Managing Cat Aggression without Medication

Cat aggression can occur for a number of reasons, and is often normal in context. There are simply some situations in which any cat may become aggressive. You should know what circumstances are likely to trigger cat aggression so that you can manage and prevent it.

Types of Feline Aggression

Cat aggression falls into several categories. Some types of feline aggressive behavior include:

  • Predatory aggression. This is normal behavior for cats, and includes stalking, chasing, killing and retrieving game. Cats engage in predatory aggression when they perceive the presence of prey.
  • Fear aggression occurs when the cat is afraid. Cats exhibiting fear aggression will strike a defensive pose; they may put their ears back, and hunch or arch their backs. They may also scratch, bite and hiss.
  • Territorial aggression happens when a new cat comes into the home or yard, or when a kitten in the family reaches adulthood. Swatting, chasing, attacking and pursuing another cat or cats is typical of territorial aggression.
  • Inter-male aggression occurs between male cats and is usually secondary to territorial aggression or may be competitive in nature. Male cats may perform threat displays, scratch, bite, hiss and growl.
  • Play aggression may be directed to one or more cats or people in the household and occurs when the cat is in a playful mood. Examples of play aggression include inhibited biting and scratching, stalking, pouncing and hopping.
  • Pain-elicited aggression occurs when a person attempts to handle a cat that's in pain, and usually results in scratching and biting.
  • Redirected aggression occurs when a person or another animals interferes with a cat who's exhibiting aggressive behavior (usually fear-based). In this case, the cat redirects his aggressive behavior toward the person or animal who has interfered.

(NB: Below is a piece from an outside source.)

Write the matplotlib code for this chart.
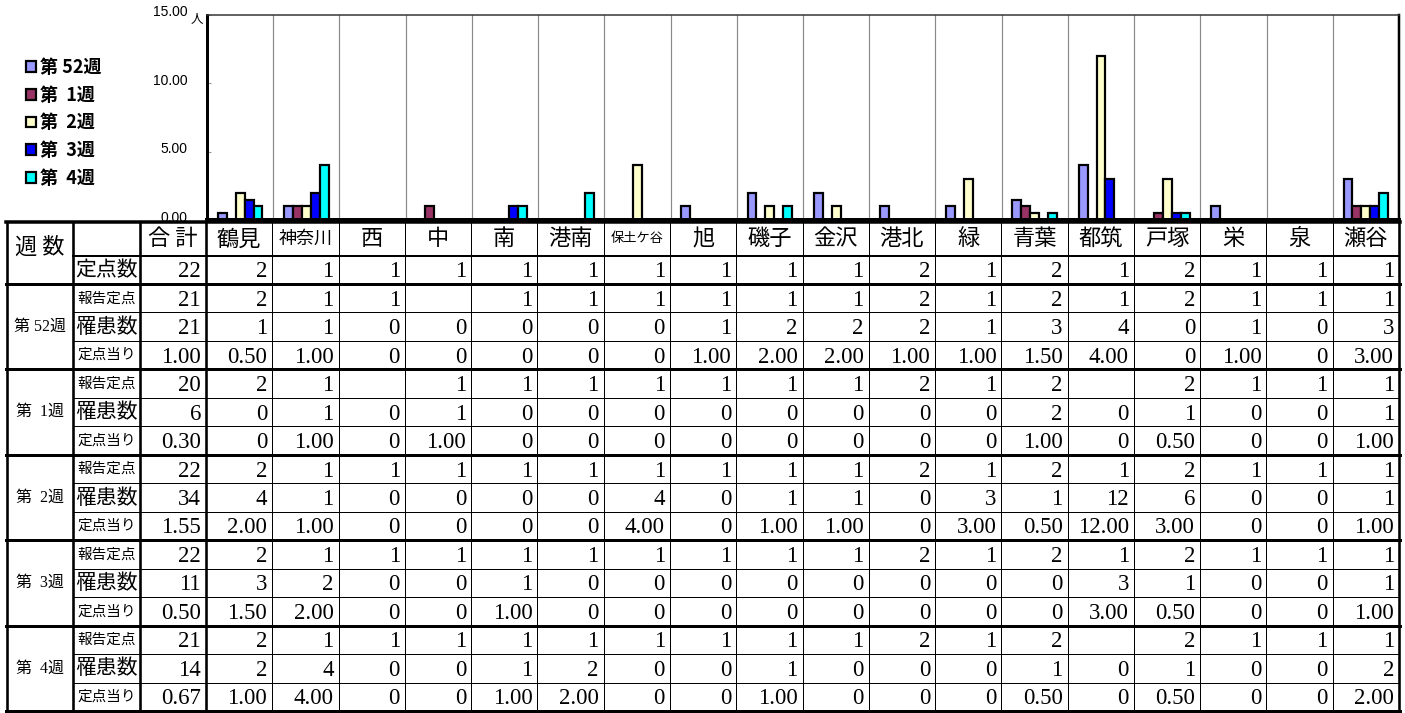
import matplotlib
matplotlib.use("Agg")
import matplotlib.pyplot as plt
import matplotlib.transforms as mtransforms
import numpy as np

plt.rcParams['font.family'] = ['Noto Sans CJK JP', 'DejaVu Sans']

wards = ['鶴見', '神奈川', '西', '中', '南', '港南', '保土ケ谷', '旭', '磯子',
         '金沢', '港北', '緑', '青葉', '都筑', '戸塚', '栄', '泉', '瀬谷']
week_labels = ['第 52週', '第  1週', '第  2週', '第  3週', '第  4週']
week_colors = ['#9999FF', '#993366', '#FFFFCC', '#0000FF', '#00FFFF']

sites_total = 22
sites = [2, 1, 1, 1, 1, 1, 1, 1, 1, 1, 2, 1, 2, 1, 2, 1, 1, 1]

reported_total = [21, 20, 22, 22, 21]
patients_total = [21, 6, 34, 11, 14]
rate_total = [1.00, 0.30, 1.55, 0.50, 0.67]

reported = [
    [2, 1, 1, None, 1, 1, 1, 1, 1, 1, 2, 1, 2, 1, 2, 1, 1, 1],
    [2, 1, None, 1, 1, 1, 1, 1, 1, 1, 2, 1, 2, None, 2, 1, 1, 1],
    [2, 1, 1, 1, 1, 1, 1, 1, 1, 1, 2, 1, 2, 1, 2, 1, 1, 1],
    [2, 1, 1, 1, 1, 1, 1, 1, 1, 1, 2, 1, 2, 1, 2, 1, 1, 1],
    [2, 1, 1, 1, 1, 1, 1, 1, 1, 1, 2, 1, 2, None, 2, 1, 1, 1],
]
patients = [
    [1, 1, 0, 0, 0, 0, 0, 1, 2, 2, 2, 1, 3, 4, 0, 1, 0, 3],
    [0, 1, 0, 1, 0, 0, 0, 0, 0, 0, 0, 0, 2, 0, 1, 0, 0, 1],
    [4, 1, 0, 0, 0, 0, 4, 0, 1, 1, 0, 3, 1, 12, 6, 0, 0, 1],
    [3, 2, 0, 0, 1, 0, 0, 0, 0, 0, 0, 0, 0, 3, 1, 0, 0, 1],
    [2, 4, 0, 0, 1, 2, 0, 0, 1, 0, 0, 0, 1, 0, 1, 0, 0, 2],
]
rates = [
    [0.5, 1, 0, 0, 0, 0, 0, 1, 2, 2, 1, 1, 1.5, 4, 0, 1, 0, 3],
    [0, 1, 0, 1, 0, 0, 0, 0, 0, 0, 0, 0, 1, 0, 0.5, 0, 0, 1],
    [2, 1, 0, 0, 0, 0, 4, 0, 1, 1, 0, 3, 0.5, 12, 3, 0, 0, 1],
    [1.5, 2, 0, 0, 1, 0, 0, 0, 0, 0, 0, 0, 0, 3, 0.5, 0, 0, 1],
    [1, 4, 0, 0, 1, 2, 0, 0, 1, 0, 0, 0, 0.5, 0, 0.5, 0, 0, 2],
]


def fmt_int(v):
    return '' if v is None else str(v)


def fmt_rate(v):
    return '0' if v == 0 else f'{v:.2f}'


W, H = 1405, 713
PX = 0.72  # points per pixel at dpi 100
fig = plt.figure(figsize=(W / 100, H / 100), dpi=100)

# pixel canvas for the table part
cv = fig.add_axes([0, 0, 1, 1])
cv.set_xlim(0, W)
cv.set_ylim(H, 0)
cv.axis('off')

# ---- bar chart ----
left, right, top, bottom = 207, 1399, 15, 220
ax = fig.add_axes([left / W, 1 - bottom / H, (right - left) / W, (bottom - top) / H])
x = np.arange(len(wards))
bw = 0.135
for i, (lab, vals, c) in enumerate(zip(week_labels, rates, week_colors)):
    ax.bar(x + (i - 2) * bw, vals, bw, color=c, edgecolor='black',
           linewidth=2.2 * PX, label=lab, zorder=2)
for k in range(1, len(wards)):
    ax.axvline(k - 0.5, color='#8a8a8a', lw=1.2 * PX, zorder=1)
ax.set_xlim(-0.5, len(wards) - 0.5)
ax.set_ylim(0, 15)
ax.set_xticks([])
ax.set_yticks([0, 5, 10, 15])
ax.set_yticklabels([f'{v:.2f}' for v in [0, 5, 10, 15]], fontfamily='Liberation Sans', fontsize=10)
ax.tick_params(axis='y', direction='in', length=3, width=0.8, color='#999999', pad=14)
# labels sit a little above their ticks, as in the original
shift = mtransforms.ScaledTranslation(0, 4 / 100, fig.dpi_scale_trans)
for lab in ax.get_yticklabels():
    lab.set_transform(lab.get_transform() + shift)
ax.spines['left'].set_linewidth(3 * PX)
ax.spines['bottom'].set_linewidth(4 * PX)
ax.spines['right'].set_linewidth(2.5 * PX)
ax.spines['top'].set_linewidth(1.5 * PX)
ax.spines['top'].set_color('#333333')
for s in ax.spines.values():
    s.set_zorder(5)
cv.text(197, 19, '人', fontsize=9, ha='center', va='center')

ax.legend(loc='upper left', bbox_to_anchor=(26 / W, 1 - 58 / H), bbox_transform=fig.transFigure,
          frameon=False, prop={'size': 13, 'weight': 'bold'}, handlelength=0.55, handleheight=0.55,
          handletextpad=0.25, labelspacing=0.48, borderpad=0, borderaxespad=0)

# ---- table ----
cw = (1399 - 206) / len(wards)
col_edges = [7, 72.7, 140, 206] + [206 + cw * (k + 1) for k in range(len(wards))]
y_top, y_head, y_sites = 222, 255.7, 284
rh = (711 - y_sites) / 15
row_edges = [y_sites + rh * k for k in range(16)]
x_right = col_edges[-1]

# vertical lines
for i, xe in enumerate(col_edges):
    lw = 2.6 if (i <= 3 or i == len(col_edges) - 1) else 1.0
    cv.plot([xe, xe], [y_top, row_edges[-1]], color='black', lw=lw * PX, solid_capstyle='butt')
# horizontal lines
cv.plot([col_edges[0] - 1, x_right + 1], [y_top, y_top], color='black', lw=3.5 * PX)
cv.plot([col_edges[1], x_right], [y_head, y_head], color='black', lw=2 * PX)
for k, ye in enumerate(row_edges):
    if k % 3 == 0:
        cv.plot([col_edges[0] - 1, x_right + 1], [ye, ye], color='black', lw=3 * PX)
    else:
        cv.plot([col_edges[1], x_right], [ye, ye], color='black', lw=1 * PX)

num_font = dict(fontfamily='Liberation Serif', fontsize=16.5)
pad = 5


def put_num(col, y0, y1, s):
    cv.text(col_edges[col + 1] - pad, (y0 + y1) / 2 + 7.5, s, ha='right', va='baseline', **num_font)


def put_label(col, y0, y1, s, size):
    cv.text((col_edges[col] + col_edges[col + 1]) / 2, (y0 + y1) / 2, s,
            ha='center', va='center', fontsize=size)


# header
cv.text((col_edges[0] + col_edges[1]) / 2, 247, '週 数', ha='center', va='center', fontsize=16)
put_label(2, y_top, y_head, '合 計', 16)
for j, w in enumerate(wards):
    size = 16
    if len(w) == 3:
        size = 13
    elif len(w) == 4:
        size = 9.5
    put_label(3 + j, y_top, y_head, w, size)

# sites row
put_label(1, y_head, y_sites, '定点数', 15)
put_num(2, y_head, y_sites, str(sites_total))
for j, v in enumerate(sites):
    put_num(3 + j, y_head, y_sites, str(v))

row_names = [('報告定点', 10.5), ('罹患数', 15), ('定点当り', 10.5)]
for g in range(len(week_labels)):
    r0 = g * 3
    cv.text((col_edges[0] + col_edges[1]) / 2, (row_edges[r0] + row_edges[r0 + 3]) / 2, week_labels[g],
            ha='center', va='center', fontsize=11.5, family=['Liberation Serif', 'Noto Sans CJK JP'])
    rows = [
        [fmt_int(reported_total[g])] + [fmt_int(v) for v in reported[g]],
        [fmt_int(patients_total[g])] + [fmt_int(v) for v in patients[g]],
        [fmt_rate(rate_total[g])] + [fmt_rate(v) for v in rates[g]],
    ]
    for r in range(3):
        y0, y1 = row_edges[r0 + r], row_edges[r0 + r + 1]
        name, size = row_names[r]
        put_label(1, y0, y1, name, size)
        for j, s in enumerate(rows[r]):
            put_num(2 + j, y0, y1, s)

fig.savefig('out.png', dpi=100)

Ruling Out Underlying Medical Conditions

Cats who are ill or experiencing pain may become aggressive. Before you consider any type of behavioral therapy, make sure your cat receives a thorough veterinary exam to rule out illness or injury. If your cat's aggression is pain based, treating the medical condition should eliminate the aggressive behavior.

Managing Feline Aggression

In order to manage your cat's aggression with behavioral therapy, you'll need to observe him closely. Determine what situations, animals or people trigger aggressive behavior in your cat. If you can't avoid these triggers altogether, you might consider consulting a veterinary behaviorist.

Undesirable forms of aggression, like territorial aggression, inter-male aggression and fear aggression, can be treated by animal behaviorists. Veterinary behaviorists desensitize animals to the situations that inspire aggressive behavior, through a process known as habituation. They can also counter-condition cats to respond to situations in a more desirable way.

Some forms of feline aggression shouldn't, in fact, be managed; predatory aggression, for instance, is normal and allows the cat to hunt its prey. (If you'd like to stop your cat from hunting, attach a bell to his collar). Play aggression is another type of aggression that usually doesn't cause a problem; allowing your cat to play, and participating in games with your cat, can keep him fit physically and mentally.